Part of the Maoist party did not agree that geopolitical conditions were right to wage an armed struggle, and the party split. By Feburary 1996, the first police stations were attacked, heralding the start of a war that was to last ten years and leave at least 16,000 Nepalis dead.
The ideological justification for launching an armed struggle was feeble. It had been barely six years since the People's Movement of 1990, and although the multiparty system was having teething problems it was beginning to deliver results. Grassroots democracy and elections to local councils were throwing up accountable leaders responsive to the development needs of constituents. Empowered communities were protecting natural resources, and charting out their own destiny.
It is not in the terms of reference of die-hard Maoists to ever admit they were wrong, or to say sorry. They will also be unrepentant about their belief in murder of a human being as a political principle. As it turned out, most of the victims of the Maoist war were innocent Nepalis who wanted no part in a conflict waged in their name. They were villagers forced to serve as human shields, poor men and women recruited by both sides to be cannon fodder, or civilians killed in the state's brutal counter-insurgency.

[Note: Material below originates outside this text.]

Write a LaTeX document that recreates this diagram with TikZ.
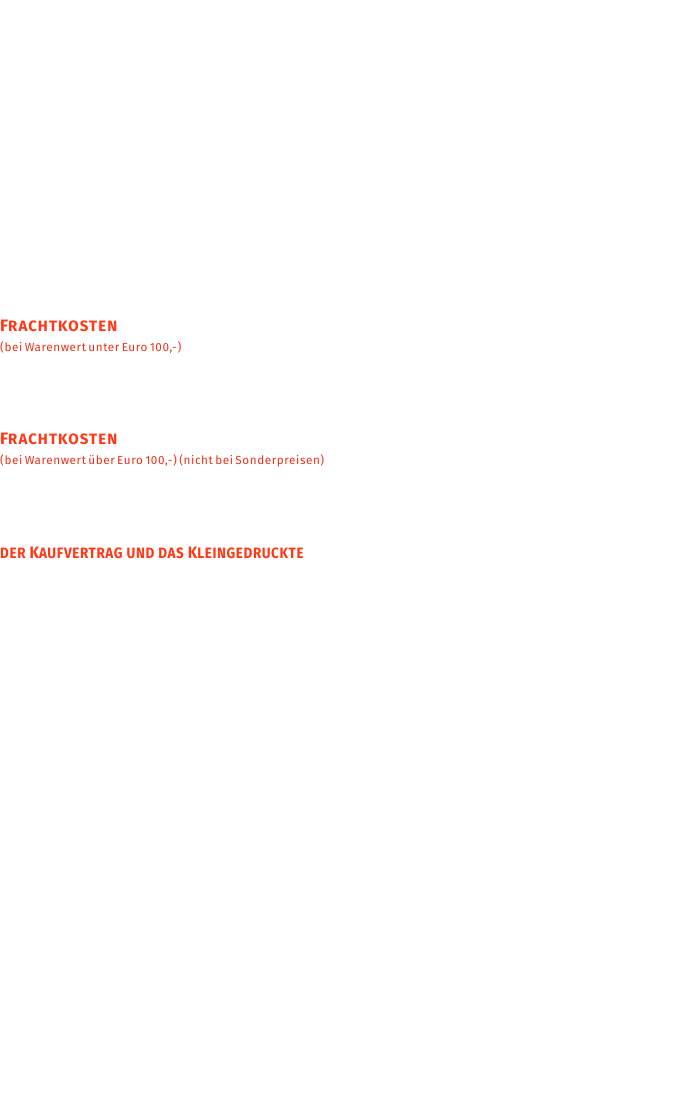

In India, the S. R. Sankaran Committee which tried to bring about a negotiated settlement to that country's own Maoist war acknowledged in a report that the root causes of violence lay in societal inequities and injustice. But the Committee said retaliatory brutality was neither politically, nor morally justified. Non-violent, democratic struggle is always more effective in the long-run, and it doesn't leave the corrosive residue of counterviolence, and the mass suffering of innocents. Gandhi himself reminded the world about the limits of violence.
In interviews during the war, including one to this paper in 2002, Baburam Bhattarai said that the Khmer Rouge genocide was exaggerated ''western propaganda''. After the war in 2008 he justified violence by saying that it ''has to be seen from a historical and political perspective''. His boss, Pushpa Kamal Dahal, told a group of editors in 2006 that he had never condoned torture, but admitted instructing his fighters to execute class enemies with a ''bullet to the temple''.

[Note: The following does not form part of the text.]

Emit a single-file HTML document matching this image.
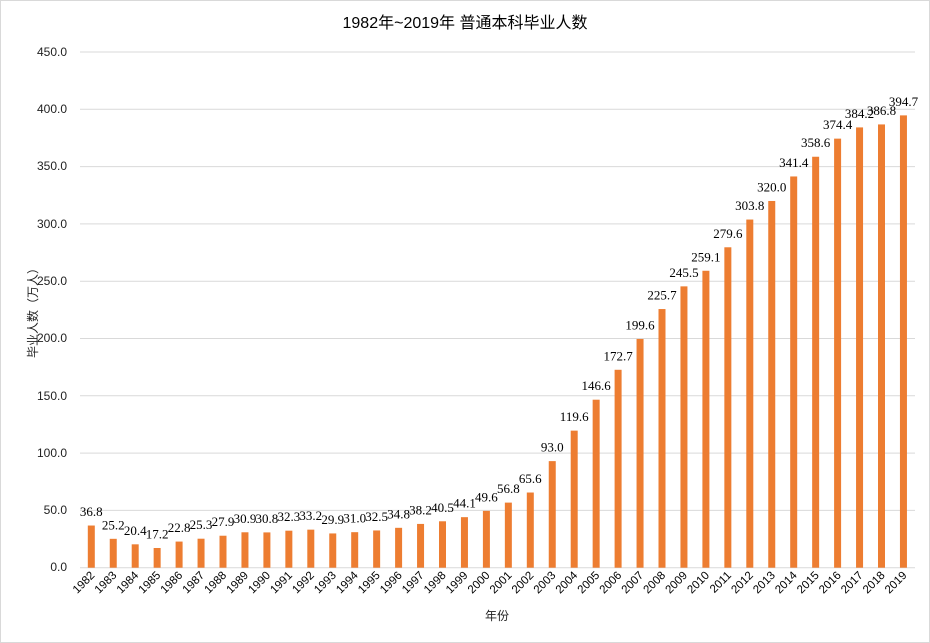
<!DOCTYPE html>
<html><head><meta charset="utf-8"><style>
html,body{margin:0;padding:0;background:#fff}
svg{display:block}
.t{font-family:"Liberation Sans","Noto Sans CJK SC",sans-serif;fill:#222;font-size:12px}
.d{font-family:"Liberation Serif","Noto Serif CJK SC",serif;fill:#000;font-size:13px;text-anchor:middle}
.x{font-family:"Liberation Sans",sans-serif;fill:#000;font-size:11.5px;text-anchor:end}
</style></head><body>
<svg width="930" height="643" viewBox="0 0 930 643" xmlns="http://www.w3.org/2000/svg">
<rect x="0.5" y="0.5" width="929" height="642" fill="#fff" stroke="#d9d9d9"/>
<text x="465" y="28" text-anchor="middle" font-family="Liberation Sans,Noto Sans CJK SC,sans-serif" font-size="16" fill="#000">1982年~2019年 普通本科毕业人数</text>
<g stroke="#d9d9d9" stroke-width="1">
<line x1="80" x2="915" y1="52" y2="52"/><line x1="80" x2="915" y1="109.3" y2="109.3"/><line x1="80" x2="915" y1="166.6" y2="166.6"/><line x1="80" x2="915" y1="223.9" y2="223.9"/><line x1="80" x2="915" y1="281.2" y2="281.2"/><line x1="80" x2="915" y1="338.5" y2="338.5"/><line x1="80" x2="915" y1="395.8" y2="395.8"/><line x1="80" x2="915" y1="453.1" y2="453.1"/><line x1="80" x2="915" y1="510.4" y2="510.4"/><line x1="80" x2="915" y1="567.7" y2="567.7"/>
</g>
<g class="t" text-anchor="end">
<text x="67" y="56">450.0</text><text x="67" y="113">400.0</text><text x="67" y="170">350.0</text><text x="67" y="228">300.0</text><text x="67" y="285">250.0</text><text x="67" y="342">200.0</text><text x="67" y="400">150.0</text><text x="67" y="457">100.0</text><text x="67" y="514">50.0</text><text x="67" y="571">0.0</text>
</g>
<text class="t" transform="translate(37,310) rotate(-90)" text-anchor="middle" font-size="12">毕业人数（万人）</text>
<text class="t" x="497" y="620" text-anchor="middle" font-size="12">年份</text>
<g transform="translate(0,567.7) scale(1,-1.146)" fill="#ed7d31">
<rect x="87.8" y="0" width="7" height="36.8"/><rect x="109.75" y="0" width="7" height="25.2"/><rect x="131.7" y="0" width="7" height="20.4"/><rect x="153.65" y="0" width="7" height="17.2"/><rect x="175.6" y="0" width="7" height="22.8"/><rect x="197.55" y="0" width="7" height="25.3"/><rect x="219.5" y="0" width="7" height="27.9"/><rect x="241.45" y="0" width="7" height="30.9"/><rect x="263.4" y="0" width="7" height="30.8"/><rect x="285.35" y="0" width="7" height="32.3"/><rect x="307.3" y="0" width="7" height="33.2"/><rect x="329.25" y="0" width="7" height="29.9"/><rect x="351.2" y="0" width="7" height="31.0"/><rect x="373.15" y="0" width="7" height="32.5"/><rect x="395.1" y="0" width="7" height="34.8"/><rect x="417.05" y="0" width="7" height="38.2"/><rect x="439" y="0" width="7" height="40.5"/><rect x="460.95" y="0" width="7" height="44.1"/><rect x="482.9" y="0" width="7" height="49.6"/><rect x="504.85" y="0" width="7" height="56.8"/><rect x="526.8" y="0" width="7" height="65.6"/><rect x="548.75" y="0" width="7" height="93.0"/><rect x="570.7" y="0" width="7" height="119.6"/><rect x="592.65" y="0" width="7" height="146.6"/><rect x="614.6" y="0" width="7" height="172.7"/><rect x="636.55" y="0" width="7" height="199.6"/><rect x="658.5" y="0" width="7" height="225.7"/><rect x="680.45" y="0" width="7" height="245.5"/><rect x="702.4" y="0" width="7" height="259.1"/><rect x="724.35" y="0" width="7" height="279.6"/><rect x="746.3" y="0" width="7" height="303.8"/><rect x="768.25" y="0" width="7" height="320.0"/><rect x="790.2" y="0" width="7" height="341.4"/><rect x="812.15" y="0" width="7" height="358.6"/><rect x="834.1" y="0" width="7" height="374.4"/><rect x="856.05" y="0" width="7" height="384.2"/><rect x="878" y="0" width="7" height="386.8"/><rect x="899.95" y="0" width="7" height="394.7"/>
</g>
<g class="d">
<text x="91.3" y="516">36.8</text><text x="113.25" y="529.3">25.2</text><text x="135.2" y="534.8">20.4</text><text x="157.15" y="538.5">17.2</text><text x="179.1" y="532.1">22.8</text><text x="201.05" y="529.2">25.3</text><text x="223" y="526.2">27.9</text><text x="244.95" y="522.8">30.9</text><text x="266.9" y="522.9">30.8</text><text x="288.85" y="521.2">32.3</text><text x="310.8" y="520.2">33.2</text><text x="332.75" y="523.9">29.9</text><text x="354.7" y="522.7">31.0</text><text x="376.65" y="521">32.5</text><text x="398.6" y="518.3">34.8</text><text x="420.55" y="514.4">38.2</text><text x="442.5" y="511.8">40.5</text><text x="464.45" y="507.7">44.1</text><text x="486.4" y="501.4">49.6</text><text x="508.35" y="493.1">56.8</text><text x="530.3" y="483">65.6</text><text x="552.25" y="451.6">93.0</text><text x="574.2" y="421.1">119.6</text><text x="596.15" y="390.2">146.6</text><text x="618.1" y="360.3">172.7</text><text x="640.05" y="329.5">199.6</text><text x="662" y="299.5">225.7</text><text x="683.95" y="276.9">245.5</text><text x="705.9" y="261.3">259.1</text><text x="727.85" y="237.8">279.6</text><text x="749.8" y="210">303.8</text><text x="771.75" y="191.5">320.0</text><text x="793.7" y="167">341.4</text><text x="815.65" y="147.2">358.6</text><text x="837.6" y="129.1">374.4</text><text x="859.55" y="117.9">384.2</text><text x="881.5" y="114.9">386.8</text><text x="903.45" y="105.9">394.7</text>
</g>
<g class="x">
<text transform="translate(95.3,576) rotate(-45)">1982</text><text transform="translate(117.25,576) rotate(-45)">1983</text><text transform="translate(139.2,576) rotate(-45)">1984</text><text transform="translate(161.15,576) rotate(-45)">1985</text><text transform="translate(183.1,576) rotate(-45)">1986</text><text transform="translate(205.05,576) rotate(-45)">1987</text><text transform="translate(227,576) rotate(-45)">1988</text><text transform="translate(248.95,576) rotate(-45)">1989</text><text transform="translate(270.9,576) rotate(-45)">1990</text><text transform="translate(292.85,576) rotate(-45)">1991</text><text transform="translate(314.8,576) rotate(-45)">1992</text><text transform="translate(336.75,576) rotate(-45)">1993</text><text transform="translate(358.7,576) rotate(-45)">1994</text><text transform="translate(380.65,576) rotate(-45)">1995</text><text transform="translate(402.6,576) rotate(-45)">1996</text><text transform="translate(424.55,576) rotate(-45)">1997</text><text transform="translate(446.5,576) rotate(-45)">1998</text><text transform="translate(468.45,576) rotate(-45)">1999</text><text transform="translate(490.4,576) rotate(-45)">2000</text><text transform="translate(512.35,576) rotate(-45)">2001</text><text transform="translate(534.3,576) rotate(-45)">2002</text><text transform="translate(556.25,576) rotate(-45)">2003</text><text transform="translate(578.2,576) rotate(-45)">2004</text><text transform="translate(600.15,576) rotate(-45)">2005</text><text transform="translate(622.1,576) rotate(-45)">2006</text><text transform="translate(644.05,576) rotate(-45)">2007</text><text transform="translate(666,576) rotate(-45)">2008</text><text transform="translate(687.95,576) rotate(-45)">2009</text><text transform="translate(709.9,576) rotate(-45)">2010</text><text transform="translate(731.85,576) rotate(-45)">2011</text><text transform="translate(753.8,576) rotate(-45)">2012</text><text transform="translate(775.75,576) rotate(-45)">2013</text><text transform="translate(797.7,576) rotate(-45)">2014</text><text transform="translate(819.65,576) rotate(-45)">2015</text><text transform="translate(841.6,576) rotate(-45)">2016</text><text transform="translate(863.55,576) rotate(-45)">2017</text><text transform="translate(885.5,576) rotate(-45)">2018</text><text transform="translate(907.45,576) rotate(-45)">2019</text>
</g>
</svg>
</body></html>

He hasn't rescinded that order, and until he does, we will be forced to believe that the Maoist ideology of violence is still in force. In any other democratic country in the world, only an obsolete fringe party would still believe in violence as a political doctrine. Here in Nepal, such a party happens to be the biggest one in the legislature. Unless all political parties in Nepal officially, publicly, in words and deeds, give up violence and stop protecting war criminals, there is a danger volatile identity politics of the constitution-writing process can ignite ethnic bush fires.
It is time for Pushpa Kamal Dahal to realise that a public renunciation of violence will not be seen as a defeat, in fact it will most likely ensure his victory in a future election. And he wouldn't even have to cheat, or threaten anyone.